■ **Aim**
Return the listing below exactly, with the pictures dropped.
Start
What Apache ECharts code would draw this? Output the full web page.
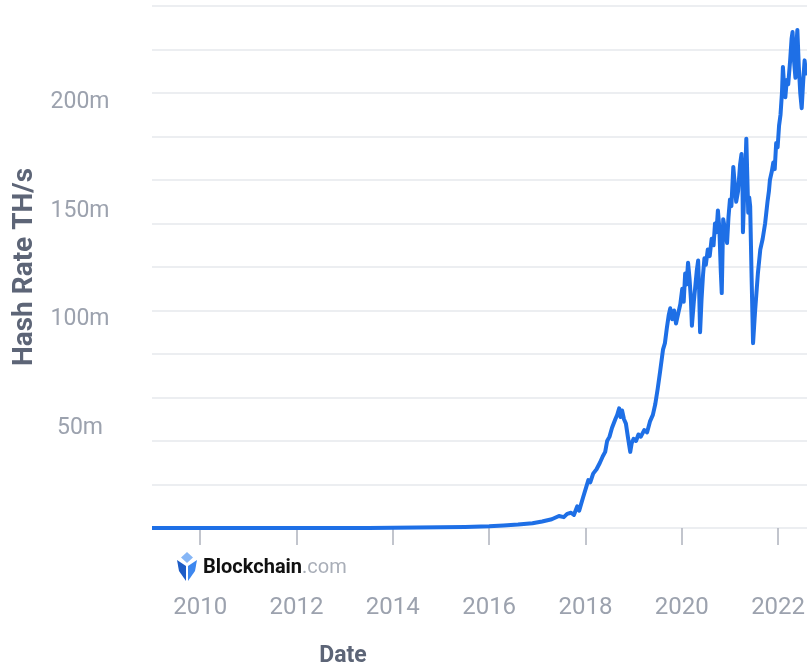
<!DOCTYPE html>
<html>
<head>
<meta charset="utf-8">
<script src="https://cdn.jsdelivr.net/npm/echarts@6/dist/echarts.min.js"></script>
<style>
html,body{margin:0;padding:0;background:#fff;}
#chart{width:807px;height:670px;}
</style>
</head>
<body>
<div id="chart"></div>
<script>
// decimal year of each reading
const years = [
2009.0,2010.0,2011.0,2012.0,2013.0,2013.5,2014.0,2014.5,2015.0,2015.5,
2016.0,2016.3,2016.6,2016.9,2017.1,2017.3,2017.45,2017.55,2017.62,2017.7,
2017.76,2017.83,2017.87,2017.95,2018.06,2018.1,2018.16,2018.23,2018.30,2018.36,
2018.41,2018.45,2018.50,2018.55,2018.62,2018.66,2018.70,2018.73,2018.76,2018.80,
2018.84,2018.88,2018.93,2018.96,2019.00,2019.05,2019.10,2019.15,2019.22,2019.28,
2019.34,2019.40,2019.45,2019.50,2019.55,2019.61,2019.65,2019.69,2019.73,2019.76,
2019.80,2019.84,2019.88,2019.93,2019.97,2020.01,2020.04,2020.07,2020.10,2020.13,
2020.16,2020.19,2020.21,2020.25,2020.28,2020.31,2020.34,2020.36,2020.38,2020.41,
2020.44,2020.47,2020.50,2020.54,2020.58,2020.62,2020.66,2020.69,2020.72,2020.75,
2020.78,2020.81,2020.83,2020.86,2020.90,2020.94,2020.97,2021.00,2021.03,2021.07,
2021.10,2021.13,2021.17,2021.21,2021.24,2021.26,2021.27,2021.29,2021.32,2021.34,
2021.36,2021.38,2021.40,2021.42,2021.45,2021.48,2021.50,2021.52,2021.55,2021.58,
2021.63,2021.68,2021.73,2021.78,2021.81,2021.83,2021.87,2021.90,2021.93,2021.96,
2021.99,2022.02,2022.05,2022.08,2022.10,2022.12,2022.15,2022.18,2022.21,2022.25,
2022.28,2022.30,2022.33,2022.36,2022.38,2022.40,2022.43,2022.46,2022.49,2022.52,
2022.55,2022.58,2022.62
];
// hash rate, millions of TH/s
const hashRate = [
0,0,0.001,0.01,0.02,0.05,0.1,0.2,0.3,0.45,
0.8,1.2,1.6,2.2,3,4,5.5,5,6.5,7,
6,10,8,14,22,21,25,27,30,33,
35,40,42,46,50,52,55,51,54,50,
48,42,35,39,41,40,43,42,45,44,
49,52,57,64,72,82,85,92,98,101,
96,100,94,99,103,110,104,117,112,122,
115,105,93,104,111,118,123,110,90,105,
116,124,121,128,125,133,130,140,136,146,
138,118,108,142,137,131,143,151,148,166,
158,150,155,167,172,160,136,150,165,179,
162,145,152,148,115,85,92,99,108,117,
128,133,140,150,155,160,164,168,165,177,
175,185,190,200,212,205,198,206,204,215,
225,228,215,207,222,229,212,200,193,205,
215,209,212
];
const yLabelValues = [50, 100, 150, 200];
const xLabelValues = [2010, 2012, 2014, 2016, 2018, 2020, 2022];

const seriesData = years.map((y, i) => [y, hashRate[i]]);

const chart = echarts.init(document.getElementById('chart'), null, {renderer: 'canvas'});
const labelColor = '#9ca2ae';
const titleColor = '#5d6577';
const font = 'Roboto, "Noto Sans", sans-serif';

chart.setOption({
  animation: false,
  backgroundColor: '#ffffff',
  grid: {left: 152, right: 0, top: 6, bottom: 142, containLabel: false, outerBoundsMode: 'none'},
  xAxis: {
    type: 'value',
    min: 2009,
    max: 2022.6,
    offset: 30,
    axisLine: {show: false},
    splitLine: {show: false},
    axisTick: {show: true, customValues: xLabelValues, length: 17,
      lineStyle: {color: '#aeb3bd', width: 1.5}},
    axisLabel: {customValues: xLabelValues, formatter: v => String(v),
      fontSize: 24, color: labelColor, fontFamily: font, margin: 38}
  },
  yAxis: [
    {
      type: 'value', min: 0, max: 240, interval: 20, position: 'left',
      axisLine: {show: false}, axisTick: {show: false},
      axisLabel: {show: false},
      splitLine: {show: true, lineStyle: {color: '#e6e8ec', width: 1.5}},
      name: 'Hash Rate TH/s', nameLocation: 'middle', nameGap: 113, nameRotate: 90,
      nameTextStyle: {fontSize: 28, fontWeight: 'bold', color: titleColor, fontFamily: font}
    },
    {
      type: 'value', min: 0, max: 240, position: 'left', offset: 0,
      axisLine: {show: false}, axisTick: {show: false},
      splitLine: {show: false},
      axisLabel: {customValues: yLabelValues, formatter: v => v + 'm',
        fontSize: 23, color: labelColor, fontFamily: font, align: 'center',
        verticalAlign: 'top', lineHeight: 18, margin: 72}
    }
  ],
  series: [{
    type: 'line',
    yAxisIndex: 0,
    data: seriesData,
    showSymbol: false,
    smooth: false,
    lineStyle: {color: '#1e6fe6', width: 4, join: 'round'},
    z: 5
  }],
  graphic: [
    {type: 'rect', z: 100, shape: {x: 202, y: 552, width: 148, height: 30}, style: {fill: '#ffffff'}},
    {type: 'polygon', z: 101, shape: {points: [[187,552],[193,557.5],[187,563],[181,557.5]]}, style: {fill: '#86b6f6'}},
    {type: 'polygon', z: 101, shape: {points: [[177,560],[186,566],[186,581],[179,571]]}, style: {fill: '#1d5cc6'}},
    {type: 'polygon', z: 101, shape: {points: [[197,560],[188,566],[188,581],[195,571]]}, style: {fill: '#3d87ef'}},
    {type: 'text', z: 101, x: 203, y: 568, style: {
      text: '{b|Blockchain}{c|.com}', verticalAlign: 'middle', align: 'left',
      rich: {
        b: {fontSize: 20, fontWeight: 'bold', fill: '#111111', fontFamily: font},
        c: {fontSize: 20, fill: '#a9aeb8', fontFamily: font}
      }
    }},
    {type: 'text', z: 101, x: 343, y: 656, style: {
      text: 'Date', align: 'center', verticalAlign: 'middle',
      fontSize: 23, fontWeight: 'bold', fill: titleColor, fontFamily: font
    }}
  ]
});
</script>
</body>
</html>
End
■ **Completed exercise**
What Apache ECharts code would draw this? Output the full web page.
<!DOCTYPE html>
<html>
<head>
<meta charset="utf-8">
<script src="https://cdn.jsdelivr.net/npm/echarts@6/dist/echarts.min.js"></script>
<style>
html,body{margin:0;padding:0;background:#fff;}
#chart{width:807px;height:670px;}
</style>
</head>
<body>
<div id="chart"></div>
<script>
// decimal year of each reading
const years = [
2009.0,2010.0,2011.0,2012.0,2013.0,2013.5,2014.0,2014.5,2015.0,2015.5,
2016.0,2016.3,2016.6,2016.9,2017.1,2017.3,2017.45,2017.55,2017.62,2017.7,
2017.76,2017.83,2017.87,2017.95,2018.06,2018.1,2018.16,2018.23,2018.30,2018.36,
2018.41,2018.45,2018.50,2018.55,2018.62,2018.66,2018.70,2018.73,2018.76,2018.80,
2018.84,2018.88,2018.93,2018.96,2019.00,2019.05,2019.10,2019.15,2019.22,2019.28,
2019.34,2019.40,2019.45,2019.50,2019.55,2019.61,2019.65,2019.69,2019.73,2019.76,
2019.80,2019.84,2019.88,2019.93,2019.97,2020.01,2020.04,2020.07,2020.10,2020.13,
2020.16,2020.19,2020.21,2020.25,2020.28,2020.31,2020.34,2020.36,2020.38,2020.41,
2020.44,2020.47,2020.50,2020.54,2020.58,2020.62,2020.66,2020.69,2020.72,2020.75,
2020.78,2020.81,2020.83,2020.86,2020.90,2020.94,2020.97,2021.00,2021.03,2021.07,
2021.10,2021.13,2021.17,2021.21,2021.24,2021.26,2021.27,2021.29,2021.32,2021.34,
2021.36,2021.38,2021.40,2021.42,2021.45,2021.48,2021.50,2021.52,2021.55,2021.58,
2021.63,2021.68,2021.73,2021.78,2021.81,2021.83,2021.87,2021.90,2021.93,2021.96,
2021.99,2022.02,2022.05,2022.08,2022.10,2022.12,2022.15,2022.18,2022.21,2022.25,
2022.28,2022.30,2022.33,2022.36,2022.38,2022.40,2022.43,2022.46,2022.49,2022.52,
2022.55,2022.58,2022.62
];
// hash rate, millions of TH/s
const hashRate = [
0,0,0.001,0.01,0.02,0.05,0.1,0.2,0.3,0.45,
0.8,1.2,1.6,2.2,3,4,5.5,5,6.5,7,
6,10,8,14,22,21,25,27,30,33,
35,40,42,46,50,52,55,51,54,50,
48,42,35,39,41,40,43,42,45,44,
49,52,57,64,72,82,85,92,98,101,
96,100,94,99,103,110,104,117,112,122,
115,105,93,104,111,118,123,110,90,105,
116,124,121,128,125,133,130,140,136,146,
138,118,108,142,137,131,143,151,148,166,
158,150,155,167,172,160,136,150,165,179,
162,145,152,148,115,85,92,99,108,117,
128,133,140,150,155,160,164,168,165,177,
175,185,190,200,212,205,198,206,204,215,
225,228,215,207,222,229,212,200,193,205,
215,209,212
];
const yLabelValues = [50, 100, 150, 200];
const xLabelValues = [2010, 2012, 2014, 2016, 2018, 2020, 2022];

const seriesData = years.map((y, i) => [y, hashRate[i]]);

const chart = echarts.init(document.getElementById('chart'), null, {renderer: 'canvas'});
const labelColor = '#9ca2ae';
const titleColor = '#5d6577';
const font = 'Roboto, "Noto Sans", sans-serif';

chart.setOption({
  animation: false,
  backgroundColor: '#ffffff',
  grid: {left: 152, right: 0, top: 6, bottom: 142, containLabel: false, outerBoundsMode: 'none'},
  xAxis: {
    type: 'value',
    min: 2009,
    max: 2022.6,
    offset: 30,
    axisLine: {show: false},
    splitLine: {show: false},
    axisTick: {show: true, customValues: xLabelValues, length: 17,
      lineStyle: {color: '#aeb3bd', width: 1.5}},
    axisLabel: {customValues: xLabelValues, formatter: v => String(v),
      fontSize: 24, color: labelColor, fontFamily: font, margin: 38}
  },
  yAxis: [
    {
      type: 'value', min: 0, max: 240, interval: 20, position: 'left',
      axisLine: {show: false}, axisTick: {show: false},
      axisLabel: {show: false},
      splitLine: {show: true, lineStyle: {color: '#e6e8ec', width: 1.5}},
      name: 'Hash Rate TH/s', nameLocation: 'middle', nameGap: 113, nameRotate: 90,
      nameTextStyle: {fontSize: 28, fontWeight: 'bold', color: titleColor, fontFamily: font}
    },
    {
      type: 'value', min: 0, max: 240, position: 'left', offset: 0,
      axisLine: {show: false}, axisTick: {show: false},
      splitLine: {show: false},
      axisLabel: {customValues: yLabelValues, formatter: v => v + 'm',
        fontSize: 23, color: labelColor, fontFamily: font, align: 'center',
        verticalAlign: 'top', lineHeight: 18, margin: 72}
    }
  ],
  series: [{
    type: 'line',
    yAxisIndex: 0,
    data: seriesData,
    showSymbol: false,
    smooth: false,
    lineStyle: {color: '#1e6fe6', width: 4, join: 'round'},
    z: 5
  }],
  graphic: [
    {type: 'rect', z: 100, shape: {x: 202, y: 552, width: 148, height: 30}, style: {fill: '#ffffff'}},
    {type: 'polygon', z: 101, shape: {points: [[187,552],[193,557.5],[187,563],[181,557.5]]}, style: {fill: '#86b6f6'}},
    {type: 'polygon', z: 101, shape: {points: [[177,560],[186,566],[186,581],[179,571]]}, style: {fill: '#1d5cc6'}},
    {type: 'polygon', z: 101, shape: {points: [[197,560],[188,566],[188,581],[195,571]]}, style: {fill: '#3d87ef'}},
    {type: 'text', z: 101, x: 203, y: 568, style: {
      text: '{b|Blockchain}{c|.com}', verticalAlign: 'middle', align: 'left',
      rich: {
        b: {fontSize: 20, fontWeight: 'bold', fill: '#111111', fontFamily: font},
        c: {fontSize: 20, fill: '#a9aeb8', fontFamily: font}
      }
    }},
    {type: 'text', z: 101, x: 343, y: 656, style: {
      text: 'Date', align: 'center', verticalAlign: 'middle',
      fontSize: 23, fontWeight: 'bold', fill: titleColor, fontFamily: font
    }}
  ]
});
</script>
</body>
</html>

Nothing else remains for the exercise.